Her sister Gigi accompanies her on a cherry-red bass. Across from them, Maren Alford drives the song along on drums, hair flying and feet stomping the pedals. On the round face of her bass drum, a bright pink logo broadcasts their band name: Not UR Girlfrenz.

Themes of girl power run through the teen rock group's songs and because of that, the band name has grown into a symbol of sorts, for their message. Their songs are full of up-tempo rock beats, driving guitar riffs and lyrics that push against prescribed social notions about how girls should act — while celebrating the joys of being young.

Liv, Maren and Gigi, who are 15, 15 and 13, are the youngest group ever to play Warped Tour, the Vans skate shoe-sponsored traveling rock festival credited with launching the careers of some of modern rock’s best-known bands.

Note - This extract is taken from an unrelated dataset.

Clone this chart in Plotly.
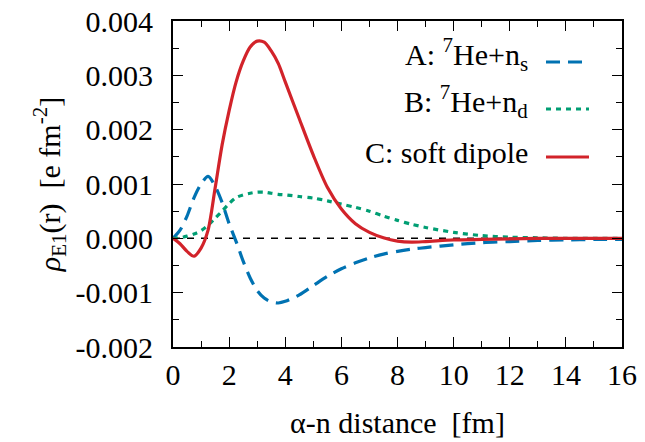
import plotly.graph_objects as go

# alpha-n distance grid [fm]
r = [0, 0.25, 0.5, 0.75, 1.0, 1.25, 1.5, 1.75, 2.0, 2.25, 2.5, 2.75, 3.0, 3.25,
     3.5, 3.75, 4.0, 4.5, 5.0, 5.5, 6.0, 6.5, 7.0, 7.5, 8.0, 8.5, 9, 10, 11, 12,
     13, 14, 15, 16]

# A: 7He + n (s-wave)
rho_a = [0, 0.00015, 0.00041, 0.00075, 0.00100, 0.00114, 0.00096, 0.00066,
         0.00027, -0.00006, -0.00042, -0.00073, -0.00096, -0.00110, -0.00117,
         -0.00119, -0.00116, -0.00104, -0.00087, -0.00070, -0.00056, -0.00045,
         -0.00036, -0.00029, -0.00024, -0.00020, -0.00017, -0.00012, -0.00008,
         -0.00006, -0.00004, -0.00003, -0.00002, -0.00002]

# B: 7He + n (d-wave)
rho_b = [0, 0.00001, 0.00004, 0.00008, 0.00014, 0.00024, 0.00037, 0.00050,
         0.00064, 0.00075, 0.00080, 0.00083, 0.00085, 0.00085, 0.00083,
         0.00081, 0.00080, 0.00077, 0.00074, 0.00069, 0.00063, 0.00057,
         0.00050, 0.00041, 0.00033, 0.00026, 0.00020, 0.00011, 0.00005,
         0.00002, 0.00001, 0, 0, 0]

# C: soft dipole
rho_c = [0, -0.00010, -0.00024, -0.00033, -0.00018, 0.00015, 0.00092, 0.00172,
         0.00235, 0.00288, 0.00326, 0.00352, 0.00363, 0.00361, 0.00345,
         0.00322, 0.00288, 0.00220, 0.00153, 0.00094, 0.00054, 0.00027,
         0.00011, 0.00001, -0.00005, -0.00007, -0.00006, -0.00003, -0.00002,
         -0.00001, 0, 0, 0, 0]

x_ticks = [0, 2, 4, 6, 8, 10, 12, 14, 16]
y_ticks = [-0.002, -0.001, 0.0, 0.001, 0.002, 0.003, 0.004]
y_ticktext = ["-0.002", "-0.001", "0.000", "0.001", "0.002", "0.003", "0.004"]

labels = ["A: <sup>7</sup>He+n<sub>s</sub>",
          "B: <sup>7</sup>He+n<sub>d</sub>",
          "C: soft dipole"]
colors = ["#0072b2", "#009e73", "#d2232a"]
dashes = ["14px,8px", "5px,5px", "solid"]

FONT = "Liberation Serif"
FS = 30

fig = go.Figure()

# zero reference line
fig.add_trace(go.Scatter(x=[0, 16], y=[0, 0], mode="lines",
                         line=dict(color="black", width=1.5, dash="7px,7px"),
                         showlegend=False, hoverinfo="skip"))

for ys, col, dsh in zip([rho_a, rho_b, rho_c], colors, dashes):
    fig.add_trace(go.Scatter(x=r, y=ys, mode="lines",
                             line=dict(color=col, width=3.2, dash=dsh,
                                       shape="spline", smoothing=0.8),
                             showlegend=False))

# key: right-aligned text with a line sample on its right
L, R, T, B = 173, 622, 21, 347
W, H = R - L, B - T
rows_y = [62, 109, 157]
text_shift = [8, 8, 5]
for lab, col, dsh, yp, ys_ in zip(labels, colors, dashes, rows_y, text_shift):
    yy = (B - yp) / H
    fig.add_annotation(x=(530 - L) / W, y=yy, xref="paper", yref="paper",
                       text=lab, showarrow=False, xanchor="right",
                       yanchor="middle", yshift=ys_,
                       font=dict(family=FONT, size=FS, color="black"))
    fig.add_shape(type="line", xref="paper", yref="paper",
                  x0=(546 - L) / W, x1=(589 - L) / W, y0=yy, y1=yy,
                  line=dict(color=col, width=3.2, dash=dsh))

axis_common = dict(showline=True, linecolor="black", linewidth=2, mirror="allticks",
                   ticks="inside", ticklen=10, tickwidth=1, tickcolor="black",
                   showgrid=False, zeroline=False, automargin=False,
                   tickfont=dict(family=FONT, size=FS, color="black"))

fig.update_xaxes(range=[0, 16], tickmode="array", tickvals=x_ticks,
                 ticktext=[str(v) for v in x_ticks],
                 minor=dict(dtick=1, tick0=0, ticks="inside", ticklen=6, tickcolor="black"),
                 title=dict(text="α-n distance  [fm]", standoff=22,
                            font=dict(family=FONT, size=FS, color="black")),
                 **axis_common)
fig.update_yaxes(range=[-0.002, 0.004], tickmode="array", tickvals=y_ticks,
                 ticktext=y_ticktext,
                 minor=dict(dtick=0.0005, tick0=0, ticks="inside", ticklen=6, tickcolor="black"),
                 ticklabelstandoff=12,
                 title=dict(text="<i>ρ</i><sub>E1</sub>(r)  [e fm<sup>-2</sup>]",
                            standoff=6,
                            font=dict(family=FONT, size=FS, color="black")),
                 **axis_common)

fig.update_layout(width=645, height=442,
                  margin=dict(l=L, r=645 - R, t=T, b=442 - B),
                  paper_bgcolor="white", plot_bgcolor="white",
                  font=dict(family=FONT, size=FS, color="black"))

fig.write_html("out.html")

“Warped Tour was the best thing that could ever happen for our band,” Liv says.

Bowling for Soup’s frontman Jaret Reddick manages the band. Although he wasn't looking to get back into management, which he had done in the past, Reddick was blown away by the band’s talent, professionalism and passion.

“I really wasn’t expecting what I would eventually see,” he says. “And I was just like, 'All right, I’m in. If you guys want to work with me, I want to do this for the long haul.'”

Now, working with the girl band is his favorite of all his jobs, and he feels a fatherly pride in how much they’ve grown.

“We're all one big family; they call me their second dad,” Reddick says. “It's almost like being a dad, and you watch your kid learn to ride a bike for the first time. That's the feeling that you get.”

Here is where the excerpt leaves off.